For Hearns, the clash represented his chance to finally take his place in the hall of modern day middleweight greats alongside Hagler, Leonard and Roberto Duran.
‘The Hitman’ had blown away Duran and pretty much anyone else unlucky enough to step into the ring with him en route to meeting Hagler. Meanwhile Hagler was a champion who could lay claim to being the sport’s pound for pound king.
A snarling, intimidating figure, dominant in the division.
The opening bell saw both men tear into each other, landing ferocious blows that would have deprived most of their peers of their senses.
From the middle of the second round Hearns was gassed out. The sheer physical effort of landing enormous shots on Hagler that registered on the Richter Scale – while having to soak up Hagler’s spiteful worst – had taken a heavy toll.
Hearns – in full flow a gangly, unfeasibly tall fighter – was now on Bambi-like legs. Hagler though, a walking shaven-headed scowl, had problems of his own.
In getting close to Hearns to fight on the inside, he had shipped heavy blows from one of the sport’s most hurtful punchers.
Blood seeping from a cut above an eye brought the doctor to the ringside to inspect the damage. Despite being allowed to continue to fight on, the message was clear for Hagler – knock Hearns out now or see your WBA, WBC and IBF belts head back north to Detroit.
The end when it came was brutal. I remember at the time being surprised that it ended as quickly as it did.
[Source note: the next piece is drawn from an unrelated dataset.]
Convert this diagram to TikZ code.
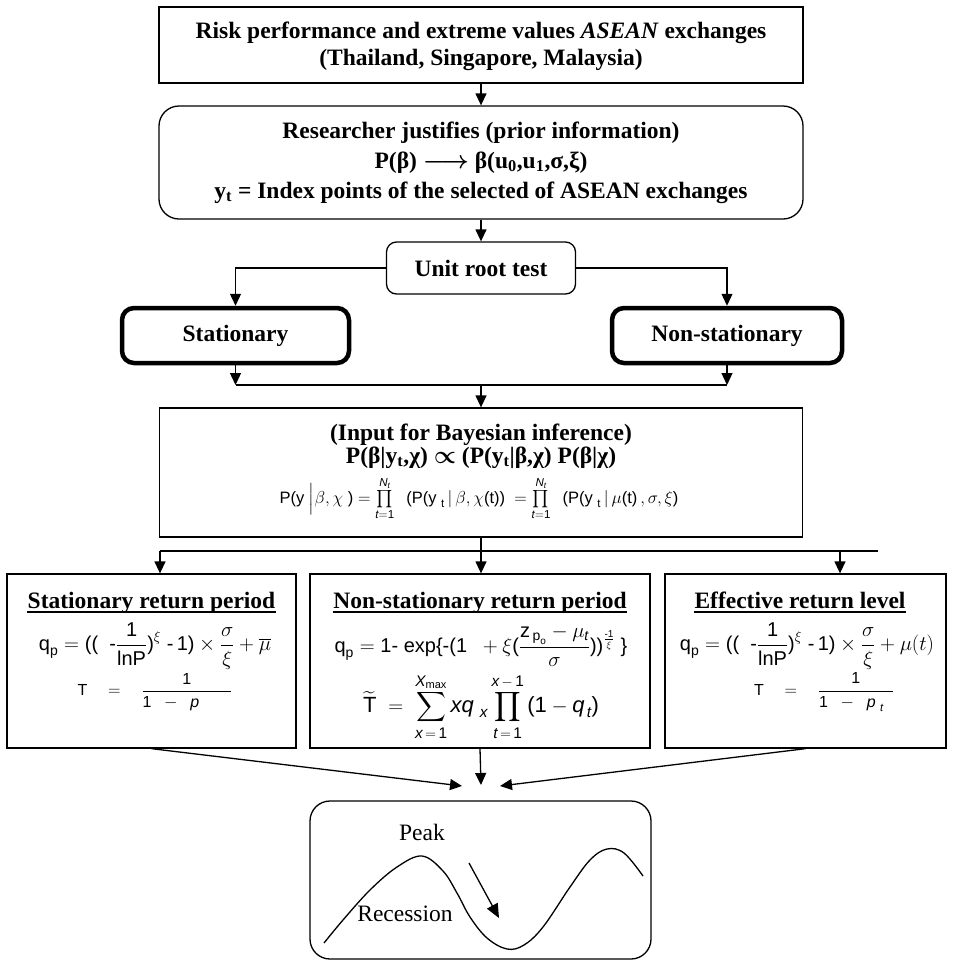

A lunging Hagler felling Hearns with a chopping right hand.
But looking back now 30 years on at Hearns lying flat on his back, staring through glazed, half open eyes at the ceiling lights, it was all too clear he was spent.
The image of Hearns being carried back to his corner in the arms of one of his team is one that has stayed in my mind ever since – much as Barry McGuigan’s ‘thousand yard stare’ has as he toiled in the desert heat against Steve Cruz.
While Hearns’ dream lies broken in total exhaustion, there behind him is the contrast of a champion, raised aloft in triumph – a victory all the sweeter in having been taken to the brink.